The Looking Room by Kyra Clegg is constructed around the motif of a search for our bearings in a wood. Furniture, mirrored books and framed pictures – all objects of domesticity and the interior – are placed outside in the wood. The work highlights the many ways we look at our natural environment and our place within.
Caroline Dear’s Enclosed explores ways we perceive the environment around us. With a minimal veil of structure formed using willow, our spatial awareness is transformed. Using natural materials such as willow, moss and heather, the work plays with ideas of boundaries, perception, sanctuary and seclusion.
Kirsty Duncan works with fragments of popular childhood fairy tales. In Once Upon a Lifetime, she references stories that have been retold by Clarrisa Pinkole Estes in her book Women Who Run with the Wolves, in which stories are reclaimed from a dominantly male tradition, and focus on the idea of a wild woman.
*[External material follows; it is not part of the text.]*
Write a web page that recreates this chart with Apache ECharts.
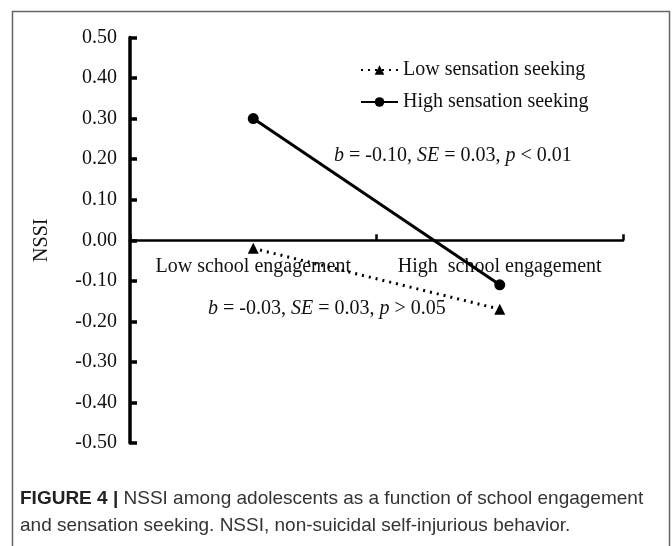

The female figure at the centre of Frances Law’s Shrine is a symbol of how sites can evoke a spiritual focus whether natural or human-formed. The intention of the installation encourages a moment of quiet contemplation of the internal or external human experience, bringing to mind a sacredness and timelessness of place, past, present and future.
In Bending moment Shona Leitch explores our place within the natural cycles of growth and decline and the way in which our balance is challenged by forces – external and internal alike. She believes that reality is a balance swayed by our perceptions and it is the way we think about events, rather than the events themselves, that ultimately dictates our path.
In Rob Mulholland’s Trace Project 2010, boxes of small collected possessions are dispersed between mirrored figures suggestive of their original owners. Placed within the larger environment, these collections might seem small and irrelevant, but are key to identity and memory.